Mais notre crypto-Télémaque n’est pas juste le reporter azimuté d’une réalité en plein dépiautage économique, il est avant tout boulimique de savoir. Ultime ruse de l’autodidacte : plus je m’aperçois que la vie donne des leçons, plus je prends des cours de rattrapage. Constantin Alexandrakis fait donc moisson de connaissances. Il apprend des mots (grecs, bien sûr), se passionne pour les logiques circulaires et les phrases-boucles, s’intéresse à Sappho, au clinamen, à l’astronomie arabe, à la vie de Maria Callas, dévore Vernant et transpose même le principe de la powerball à l’intellection de l’univers. Certes, il envisage toujours un test ADN pour savoir si, oui ou non, le dénommé et élusif Yevette Tsunodapoulos est son père, mais son obsession patrimoniale lui sert avant tout de turbine psychique. « Il vaut mieux être veuve que fille-mère », préfère penser sa mère.
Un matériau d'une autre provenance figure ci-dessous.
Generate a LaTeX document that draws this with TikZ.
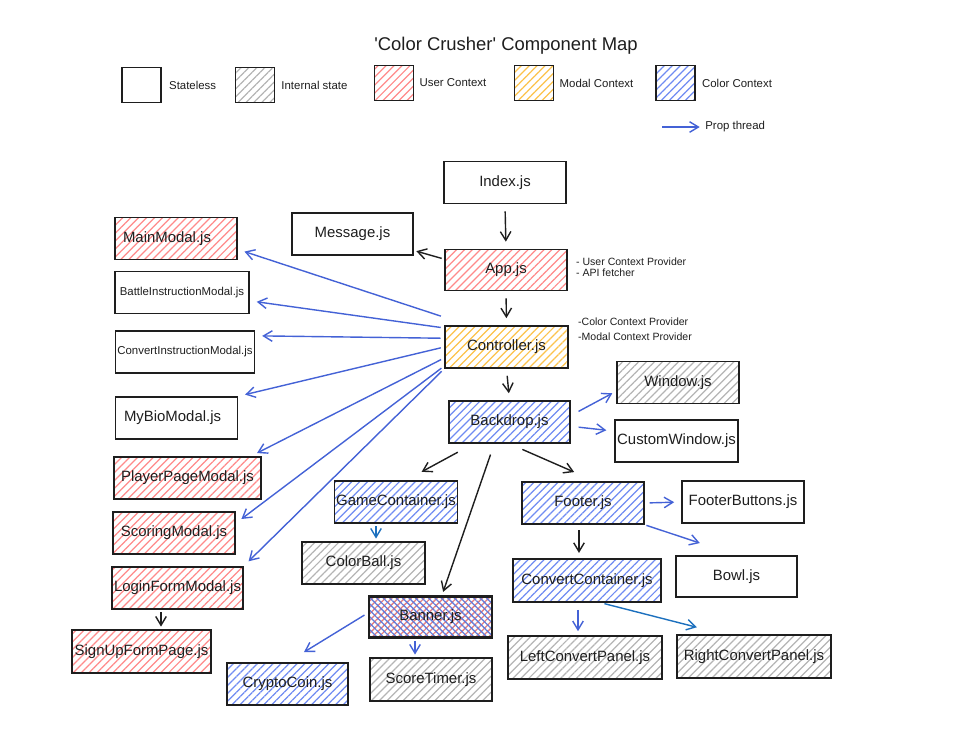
\documentclass[tikz,border=0pt]{standalone}
\usepackage{fontspec}
\setmainfont{Liberation Sans}
\usetikzlibrary{arrows.meta,positioning,patterns.meta}

\definecolor{inkblack}{HTML}{1E1E1E}
\definecolor{userred}{HTML}{FF8A8A}
\definecolor{modalgold}{HTML}{FCC24A}
\definecolor{ctxblue}{HTML}{6F8BF2}
\definecolor{stategrey}{HTML}{B4B4B4}
\definecolor{propblue}{HTML}{4462D6}
\definecolor{steelblue}{HTML}{1C70BE}

\begin{document}
\begin{tikzpicture}[
  x=0.02cm, y=-0.02cm,
  comp/.style={rectangle, draw=inkblack, line width=0.9pt, minimum width=2.44cm, minimum height=0.84cm, inner sep=1pt, font=\fontsize{8.5}{10}\selectfont, text=inkblack},
  hatch/.style={pattern={Lines[angle=45,distance=3.2pt,line width=0.7pt]}, pattern color=#1},
  stateless/.style={comp},
  internal/.style={comp, hatch=stategrey},
  userctx/.style={comp, hatch=userred},
  modalctx/.style={comp, hatch=modalgold},
  colorctx/.style={comp, hatch=ctxblue},
  mixctx/.style={comp, line width=1.4pt, preaction={pattern={Lines[angle=45,distance=2.6pt,line width=0.75pt]}, pattern color=userred!90!black}, pattern={Lines[angle=-45,distance=2.6pt,line width=0.75pt]}, pattern color=ctxblue!90!black},
  legbox/.style={minimum width=0.78cm, minimum height=0.7cm},
  legtxt/.style={font=\fontsize{6.5}{8}\selectfont, text=inkblack, inner sep=0pt},
  note/.style={font=\fontsize{6}{6.4}\selectfont, text=inkblack, align=left, inner sep=0pt, anchor=west},
  flow/.style={-{Straight Barb[length=5pt,width=6pt]}, line width=0.8pt, inkblack, shorten <=3pt, shorten >=3pt},
  prop/.style={flow, propblue, shorten <=2pt, shorten >=4pt},
  thread/.style={flow, steelblue},
  tight/.style={shorten <=1.5pt, shorten >=1.5pt}]
\useasboundingbox (0,0) rectangle (966,738);

% title and legend
\node[font=\fontsize{10.5}{12}\selectfont, text=inkblack] (title) at (506,46) {\textquotesingle Color Crusher\textquotesingle\ Component Map};
\node[stateless, legbox] (lgnone) at (141.5,85) {};
\node[legtxt, right=0.14cm of lgnone] (lgnonetxt) {Stateless};
\node[internal, legbox] (lgint) at (255,85) {};
\node[legtxt, right=0.12cm of lgint] (lginttxt) {Internal state};
\node[userctx, legbox] (lguser) at (394,83) {};
\node[legtxt, right=0.1cm of lguser] (lgusertxt) {User Context};
\node[modalctx, legbox] (lgmodal) at (534,83) {};
\node[legtxt, right=0.1cm of lgmodal] (lgmodaltxt) {Modal Context};
\node[colorctx, legbox] (lgcolor) at (675.5,83) {};
\node[legtxt, right=0.12cm of lgcolor] (lgcolortxt) {Color Context};
\coordinate (propstart) at (662,127);
\node[legtxt, anchor=west] (proplbl) at (705,127) {Prop thread};
\draw[prop, shorten <=0pt, shorten >=3pt] (propstart) -- (proplbl.west);

% spine
\node[stateless] (idx) at (505,182.5) {Index.js};
\node[stateless, minimum width=2.42cm] (msg) at (352.5,234) {Message.js};
\node[userctx, minimum height=0.82cm] (app) at (506,270) {App.js};
\node[modalctx, minimum width=2.46cm] (ctrl) at (506.5,347) {Controller.js};
\node[colorctx, minimum width=2.42cm] (backdrop) at (509.5,422) {Backdrop.js};
\node[note] (appnote) at ([xshift=0.16cm, yshift=0.05cm]app.east) {- User Context Provider\\- API fetcher};
\node[note, font=\fontsize{6}{8.5}\selectfont] (ctrlnote) at ([xshift=0.18cm, yshift=0.35cm]ctrl.east) {-Color Context Provider\\-Modal Context Provider};

% modals
\node[userctx, text width=2.12cm, align=left] (mainm) at (176,238.5) {MainModal.js};
\node[stateless, minimum width=2.68cm, font=\fontsize{6.5}{8}\selectfont] (battle) at (182,292.5) {BattleInstructionModal.js};
\node[stateless, minimum width=2.76cm, font=\fontsize{6.5}{8}\selectfont] (convi) at (185,352) {ConvertInstructionModal.js};
\node[stateless, text width=2.1cm, align=left] (mybio) at (176.5,418) {MyBioModal.js};
\node[userctx, minimum width=2.94cm] (ppage) at (187.5,478) {PlayerPageModal.js};
\node[userctx] (scoring) at (174,533) {ScoringModal.js};
\node[userctx, minimum width=2.54cm] (login) at (177.5,588) {LoginFormModal.js};
\node[userctx, minimum width=2.78cm, minimum height=0.86cm] (signup) at (141.5,651.5) {SignUpFormPage.js};

% game side
\node[internal] (window) at (678,382.5) {Window.js};
\node[stateless, minimum width=2.46cm] (cw) at (676.5,441) {CustomWindow.js};
\node[colorctx] (gc) at (396,502) {GameContainer.js};
\node[internal, minimum width=2.46cm] (cball) at (363.5,563) {ColorBall.js};
\node[mixctx, minimum width=2.46cm, minimum height=0.82cm] (banner) at (430.5,617) {Banner.js};
\node[colorctx, minimum width=2.42cm] (crypto) at (287.5,684) {CryptoCoin.js};
\node[internal, minimum height=0.86cm] (stimer) at (431,679.5) {ScoreTimer.js};
\node[colorctx] (footer) at (583,503) {Footer.js};
\node[stateless] (fbtn) at (743,502) {FooterButtons.js};
\node[colorctx, minimum width=2.96cm, minimum height=0.86cm] (convc) at (587,580.5) {ConvertContainer.js};
\node[stateless, minimum width=2.42cm, minimum height=0.82cm] (bowl) at (736.5,576.5) {Bowl.js};
\node[internal, minimum width=3.08cm, minimum height=0.86cm] (lpanel) at (585,657.5) {LeftConvertPanel.js};
\node[internal, minimum width=3.08cm, minimum height=0.86cm] (rpanel) at (754,656.5) {RightConvertPanel.js};

% connectors
\foreach \a/\b in {idx/app, app/ctrl, ctrl/backdrop} \draw[flow, shorten <=4pt, shorten >=4pt] (\a.south) -- (\b.north);
\draw[flow, tight] (app.170) -- (msg.-15);
\draw[prop] ([yshift=0.16cm]ctrl.north west) -- (mainm.-10);
\foreach \a/\b in {163/battle.-7, 172/convi.13, 180/mybio.north east, 190/ppage.19, 197/scoring.9, south west/login.north east} \draw[prop] (ctrl.\a) -- (\b);
\draw[prop, shorten <=5pt, shorten >=2.5pt] (backdrop.6) -- (window.188);
\draw[prop, shorten <=4.5pt, shorten >=4.5pt] (backdrop.-4) -- (cw.171);
\draw[flow, shorten <=10pt, shorten >=10pt] (backdrop.211) -- (gc.65);
\draw[flow, shorten <=8pt, shorten >=13pt] (backdrop.south) -- (footer.61);
\draw[flow, shorten <=6.5pt, shorten >=2.4pt] (backdrop.235) -- (banner.62);
\draw[thread, tight] ([xshift=-0.4cm]gc.south) -- ([xshift=-0.4cm]gc.south |- cball.north);
\draw[prop, tight] ([xshift=-0.31cm]banner.south) -- ([xshift=-0.31cm]banner.south |- stimer.north);
\draw[prop, shorten <=2.6pt, shorten >=11pt] (banner.176) -- (crypto.north);
\draw[flow, tight] ([xshift=-0.33cm]login.south) -- ([xshift=-0.33cm]login.south |- signup.north);
\draw[prop, shorten <=2.8pt, shorten >=4pt] (footer.east) -- (fbtn.west);
\draw[prop, shorten <=1pt, shorten >=22pt] (footer.south east) -- (bowl.north);
\draw[flow] ([xshift=-0.08cm]footer.south) -- ([xshift=-0.08cm]footer.south |- convc.north);
\draw[prop, shorten <=4pt, shorten >=2.3pt] ([xshift=-0.18cm]convc.south) -- ([xshift=-0.18cm]convc.south |- lpanel.north);
\draw[thread, shorten <=2pt, shorten >=16pt] ([xshift=0.28cm]convc.south) -- ([xshift=-0.6cm]rpanel.north);
\end{tikzpicture}
\end{document}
Constantin, lui, a choisi de s’appliquer le principe d’incertitude : il a et n’a pas un père, et c’est dans cet interstice qu’il se glisse, sans cesse en mouvement, comme le poulpe – « Au lieu d’être le jouet du mouvement, il en est le maître insaisissable. » D’ailleurs, quand Constantin cesse de trimarder, il déprime, s’enlise, le sur-place ne lui convient pas, sa plume prend l’eau – « Je me paye un genre d’œdipe-hibernatus ou de rétro-complexe ou de névrose boomerang. »
Deux fois né est un livre littéralement décousu, furieusement enjoliveur et chahuté par cette fameuse mètis grecque, qui « s’applique (…) à des réalités fugaces, mouvantes, déconcertantes et ambiguës ». Le gai savoir y côtoie le fol vouloir, à tout moment on est ici, puis là, comme si l’auteur, en navette instable, cherchait à éprouver trop de fils à la fois et voulait s’assurer que l’inventeur de la roue a également inventé le zéro, donnant ainsi le feu vert à tous les vertiges possibles. A mille stades du roman de formation, Constantin Alexandrakis, tel « un délinquant juvénile en panique existentielle », arpente les ruines roublardes de la mythologie, s’égarant dans sa quête, enquêtant dans son égarement, conscient que, si la fête est finie, il reste bien des choses à célébrer. A commencer par les noces de l’Un et du Multiple. Et ça, Deux fois né, sorte d’odyssée-maraude doublée d’un état des lieux en crise, y parvient avec une frénésie et une curiosité indomptables.